Princeton is the gold standard in terms of prestige and pay, the pedestal most professors would crave to stand upon. Union has its own proud pedigree, of course, as a premier academy whose faculty has included luminaries such as Ray Brown, Paul Tillich and Reinhold Niebuhr, functioning as a theological adjunct to Columbia University across the street.

But the move goes against the creed that we rise to the highest level of money and status that we can attain and do everything possible to stay there.

By moving to Union, West heads down the other road, allowing his heart and spirit to give up some of both. He'll leave behind some perks that only an institution as rich and influential as Princeton can provide and will take a big -- a big -- cut in pay.

Everything about West suggests he has consciously chosen to "take his talents to Union" for ethical reasons that were conspicuously absent from LeBron James's famous announcement that he would transport his own basketball aptitudes to South Beach.

West is perhaps the nation's best known and most influential prophet, a tireless teacher, author and activist in the cause of justice, a tall, rangy man with a big laugh and a fearless demeanor.

He knows Union, having started out as an assistant professor there in 1977, later moving on to Harvard and Princeton.

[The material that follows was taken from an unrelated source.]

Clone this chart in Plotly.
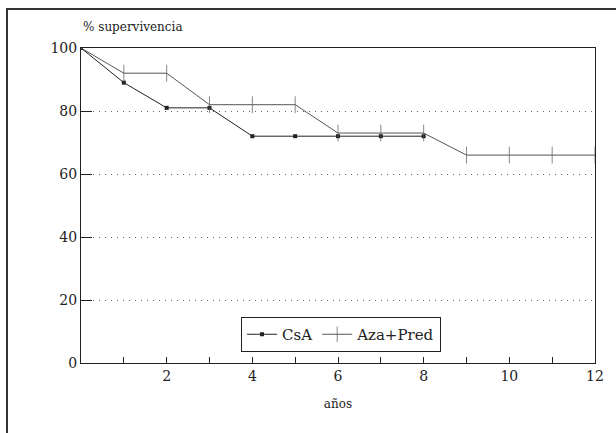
import plotly.graph_objects as go

# Data
csa_years = [0, 1, 2, 3, 4, 5, 6, 7, 8]
csa_surv = [100, 89, 81, 81, 72, 72, 72, 72, 72]
aza_years = [0, 1, 2, 3, 4, 5, 6, 7, 8, 9, 10, 11, 12]
aza_surv = [100, 92, 92, 82, 82, 82, 73, 73, 73, 66, 66, 66, 66]
x_tick_vals = [2, 4, 6, 8, 10, 12]
y_tick_vals = [0, 20, 40, 60, 80, 100]

FONT = "DejaVu Serif"
INK = "#222222"

fig = go.Figure()
fig.add_trace(go.Scatter(
    x=csa_years, y=csa_surv, name="CsA", mode="lines+markers",
    line=dict(color=INK, width=1),
    marker=dict(symbol="square", size=4, color=INK),
))
fig.add_trace(go.Scatter(
    x=aza_years, y=aza_surv, name="Aza+Pred", mode="lines+markers",
    line=dict(color="#555555", width=1),
    marker=dict(symbol="line-ns-open", size=[0] + [12] * (len(aza_years) - 1),
                line=dict(color="#444444", width=1)),
))

W, H = 616, 433
L, R, T, B = 81, 21, 48, 70
pw, ph = W - L - R, H - T - B

def px2paper(px, py):
    return (px - L) / pw, (H - B - py) / ph

fx0, fy0 = px2paper(7, 9)
fx1, fy1 = px2paper(640, 460)

fig.update_layout(
    width=W, height=H,
    margin=dict(l=L, r=R, t=T, b=B),
    paper_bgcolor="white", plot_bgcolor="white",
    font=dict(family=FONT, color=INK, size=13),
    showlegend=True,
    legend=dict(
        orientation="h", x=px2paper(241, 0)[0], y=px2paper(0, 317)[1],
        xanchor="left", yanchor="top",
        bgcolor="white", bordercolor=INK, borderwidth=1,
        font=dict(family=FONT, size=15, color=INK),
        itemwidth=30, tracegroupgap=0,
    ),
    xaxis=dict(
        range=[0, 12], tickvals=x_tick_vals, ticks="inside", ticklen=6,
        tickcolor=INK, showline=True, linecolor=INK, linewidth=1, mirror=True,
        showgrid=False, zeroline=False,
        tickfont=dict(family=FONT, size=14),
        minor=dict(dtick=1, tick0=0, ticks="inside", ticklen=6, tickcolor=INK, showgrid=False),
        title=dict(text="años", font=dict(family=FONT, size=12), standoff=16),
    ),
    yaxis=dict(
        range=[0, 100], tickvals=y_tick_vals, ticks="inside", ticklen=11,
        tickcolor=INK, showline=True, linecolor=INK, linewidth=1, mirror=True,
        showgrid=True, gridcolor="#666666", griddash="1px,5px", gridwidth=1,
        zeroline=False, tickfont=dict(family=FONT, size=14),
    ),
    annotations=[dict(
        text="% supervivencia", xref="paper", yref="paper",
        x=0, y=px2paper(0, 27)[1], xanchor="left", yanchor="middle",
        showarrow=False, font=dict(family=FONT, size=12, color=INK),
    )],
    shapes=[dict(
        type="rect", xref="paper", yref="paper",
        x0=fx0, y0=fy1, x1=fx1, y1=fy0,
        line=dict(color="#333333", width=2), layer="below",
    )],
)

fig.write_html(
    "out.html",
    config={"displayModeBar": False},
    post_script="document.body.style.margin='0';document.body.style.overflow='hidden';",
)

He has never settled for the privilege of being privileged on the peak of the academic ladder, but questions both himself and the venerated institutions that have paid him handsomely.

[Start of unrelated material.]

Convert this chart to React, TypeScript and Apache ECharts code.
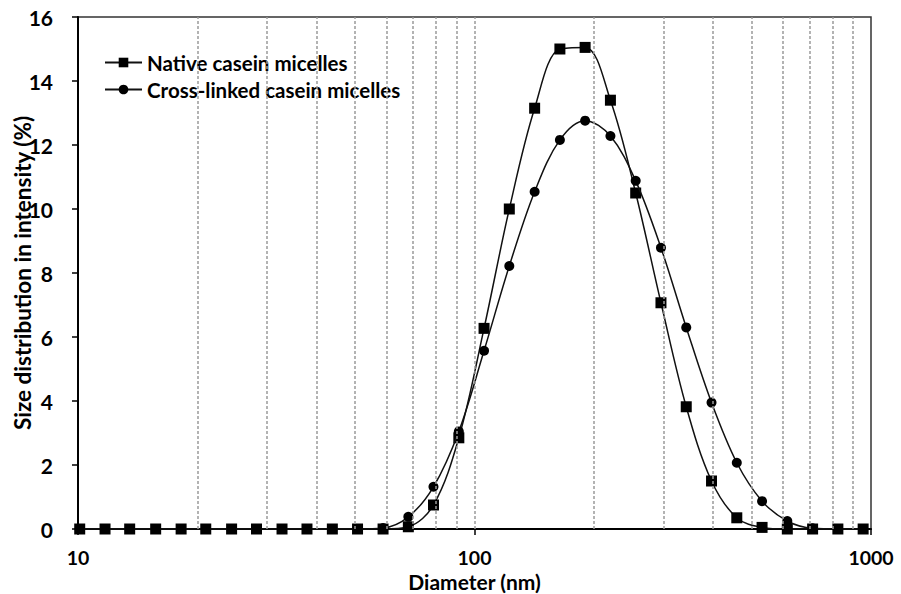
import React, { useEffect, useRef } from "react";
import * as echarts from "echarts";

// Particle diameters (nm), Zetasizer size classes
const diameters = [
  10.1, 11.7, 13.5, 15.7, 18.2, 21.0, 24.4, 28.2, 32.7, 37.8, 43.8, 50.7, 58.8,
  68.1, 78.8, 91.3, 105.7, 122.4, 141.8, 164.2, 190.1, 220.2, 255.0, 295.3,
  342.0, 396.1, 458.7, 531.2, 615.1, 712.4, 825.0, 955.4,
];

// Size distribution in intensity (%)
const nativeValues = [
  0, 0, 0, 0, 0, 0, 0, 0, 0, 0, 0, 0, 0,
  0.07, 0.75, 2.85, 6.27, 10.0, 13.15, 15.0, 15.05, 13.4, 10.5, 7.07,
  3.82, 1.5, 0.35, 0.05, 0, 0, 0, 0,
];
const crossLinkedValues = [
  0, 0, 0, 0, 0, 0, 0, 0, 0, 0, 0, 0, 0.03,
  0.38, 1.32, 3.05, 5.57, 8.22, 10.54, 12.16, 12.76, 12.28, 10.88, 8.79,
  6.3, 3.95, 2.07, 0.87, 0.25, 0.02, 0, 0,
];

const seriesNames = ["Native casein micelles", "Cross-linked casein micelles"];
const xTitle = "Diameter (nm)";
const yTitle = "Size distribution in intensity (%)";
const gridlineDiameters = [20, 30, 40, 50, 60, 70, 80, 90, 100, 200, 300, 400, 500, 600, 700, 800, 900];

export default function App() {
  const ref = useRef<HTMLDivElement>(null);
  useEffect(() => {
    const chart = echarts.init(ref.current!, null, { renderer: "svg" });
    const font = "Lato, 'Open Sans', sans-serif";
    chart.setOption({
      animation: false,
      backgroundColor: "#ffffff",
      grid: {
        left: 78,
        right: 30,
        top: 17,
        bottom: 65,
        containLabel: false,
        outerBoundsMode: "none",
        show: true,
        borderColor: "#333",
        borderWidth: 1.5,
        backgroundColor: "transparent",
      },
      legend: {
        data: seriesNames,
        orient: "vertical",
        left: 99,
        top: 47,
        itemWidth: 37,
        itemHeight: 12,
        itemGap: 6,
        textStyle: { fontFamily: font, fontSize: 20.5, fontWeight: "bold", color: "#000" },
      },
      xAxis: {
        type: "log",
        logBase: 10,
        min: 10,
        max: 1000,
        name: xTitle,
        nameLocation: "middle",
        nameGap: 43.5,
        nameMoveOverlap: false,
        nameTextStyle: { fontFamily: font, fontSize: 21, lineHeight: 18, fontWeight: "bold", color: "#000" },
        axisLine: { lineStyle: { color: "#000", width: 2 } },
        axisTick: { show: true, length: 6, lineStyle: { color: "#000", width: 1.5 } },
        axisLabel: {
          margin: 20,
          fontFamily: font,
          fontSize: 19.5,
          lineHeight: 16,
          fontWeight: "bold",
          color: "#000",
          formatter: (v: number) => String(Math.round(v)),
        },
        splitLine: { show: false },
      },
      yAxis: {
        type: "value",
        min: 0,
        max: 16,
        interval: 2,
        name: yTitle,
        nameLocation: "middle",
        nameGap: 44,
        nameRotate: 90,
        nameMoveOverlap: false,
        nameTextStyle: { fontFamily: font, fontSize: 22.5, fontWeight: "bold", color: "#000" },
        axisLine: { show: true, lineStyle: { color: "#000", width: 2 } },
        axisTick: { show: true, length: 6, lineStyle: { color: "#000", width: 1.5 } },
        axisLabel: { margin: 25, fontFamily: font, fontSize: 21, fontWeight: "bold", color: "#000" },
        splitLine: { show: false },
      },
      series: [
        {
          type: "line",
          data: [],
          silent: true,
          z: 1,
          markLine: {
            silent: true,
            symbol: ["none", "none"],
            label: { show: false },
            lineStyle: { color: "#9a9a9a", type: [3, 2], width: 1.5 },
            data: gridlineDiameters.map((v) => ({ xAxis: v })),
          },
        },
        {
          name: seriesNames[0],
          type: "line",
          data: diameters.map((d, i) => [d, nativeValues[i]]),
          smooth: 0.35,
          symbol: "rect",
          symbolSize: 11,
          lineStyle: { color: "#111", width: 1.5 },
          itemStyle: { color: "#000" },
          z: 3,
        },
        {
          name: seriesNames[1],
          type: "line",
          data: diameters.map((d, i) => [d, crossLinkedValues[i]]),
          smooth: 0.35,
          symbol: "circle",
          symbolSize: 10,
          lineStyle: { color: "#111", width: 1.5 },
          itemStyle: { color: "#000" },
          z: 4,
        },
      ],
    });
    return () => chart.dispose();
  }, []);
  return (
    <div
      ref={ref}
      style={{ position: "fixed", left: 0, top: 0, width: 901, height: 594, background: "#fff" }}
    />
  );
}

He takes risks that make Harvards and Yales uneasy because they tweak its "manners" and become "controversial." This past summer, for example, he and radio-tv personality Tavis Smiley conducted a "Poverty Tour," and he has been an outspoken critic of Obama's bank rescue and debt reduction efforts as devastating to poor people. He has been arrested for protesting. As befits a prophet, he is restless.

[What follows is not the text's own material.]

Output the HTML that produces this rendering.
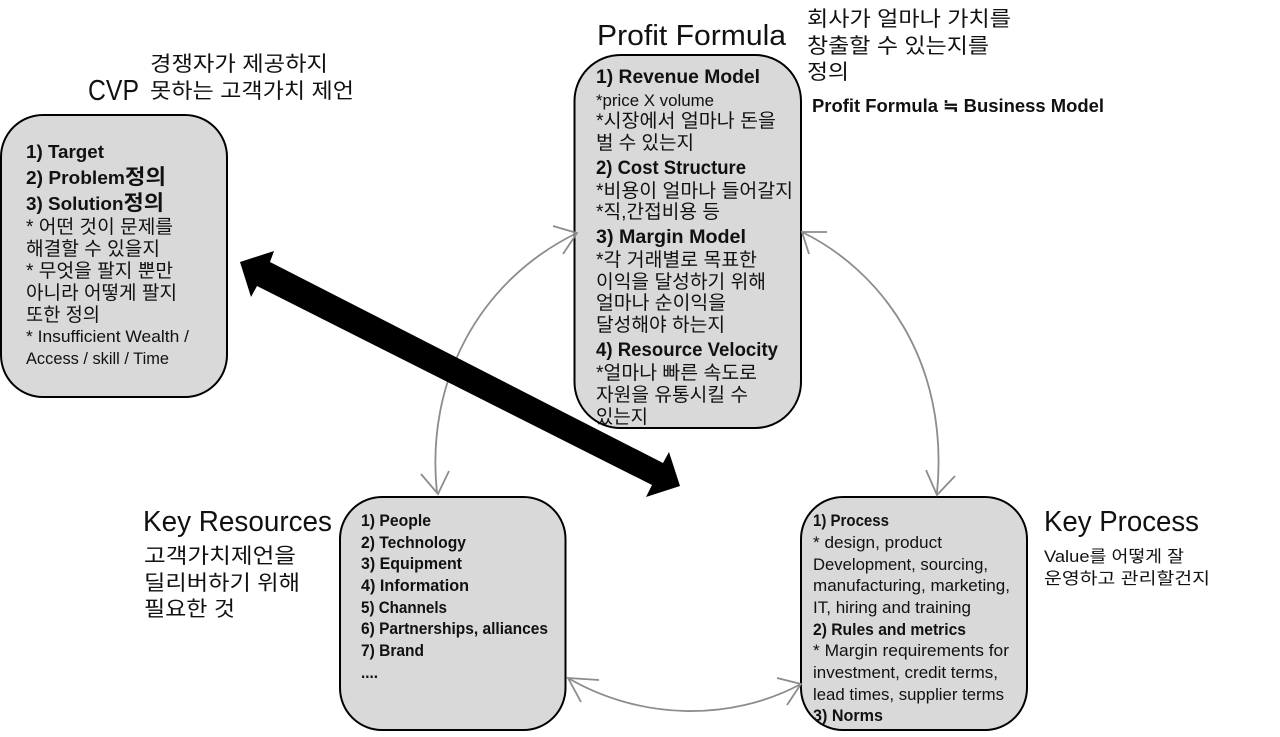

Without pretending to grasp West's inner motives, I see two major implications in his decision to go back there.

Most importantly, perhaps, is the freedom it gives him to escape the velvet restraints that operate on those within the elitist institutions. It's nothing spoken or consciously designed, but rather a code of expected behavior that curbs freedom of thought. There is an "accepted" set of standards go with being a chosen one. I imagine West chafed under that and welcomes the lack of an invisible straight jacket at Union.

The other impact is to bring his extraordinary gifts to the kind of seminary that has struggled in an age that has largely bypassed liberal Protestanism and open theological inquiry. By its own definition, Union isn't any longer contiguous with mainline Protestantism, and hasn't been for many years, opening its doors to many traditions, but it represents a religious outlook that is regularly attacked for being "relativistic" or too committed to social justice.

Union has a long history of rigorous scholarship and integrity. It has been a place for religious thinkers to wrestle with the meaning of faith in an increasingly secular world. It has stayed on this mission rather than succumbing to the lure of easy answers or doctrinaire curricula. For that it has won plaudits.

The religious mind that it nourishes has been having a hard time of it, however, to the extent that it's very existence in the mainstream of American life is in doubt. Union has about 250 students now -- a mixture of PhD and Master's candidates and some candidates for the traditional ministry. Following World War II it's student body was more than twice that number, a majority looking to ordination into parish life.

I can't help thinking, therefore, that with all due modesty, Cornel West has chosen to cast his lot with this declining venture as an act of giving what he has to somethin he deeply believes in, whatever its fate.

It is in keeping with the prophet I admire as willing not only to speak truth to power but to walk away from it for a greater good.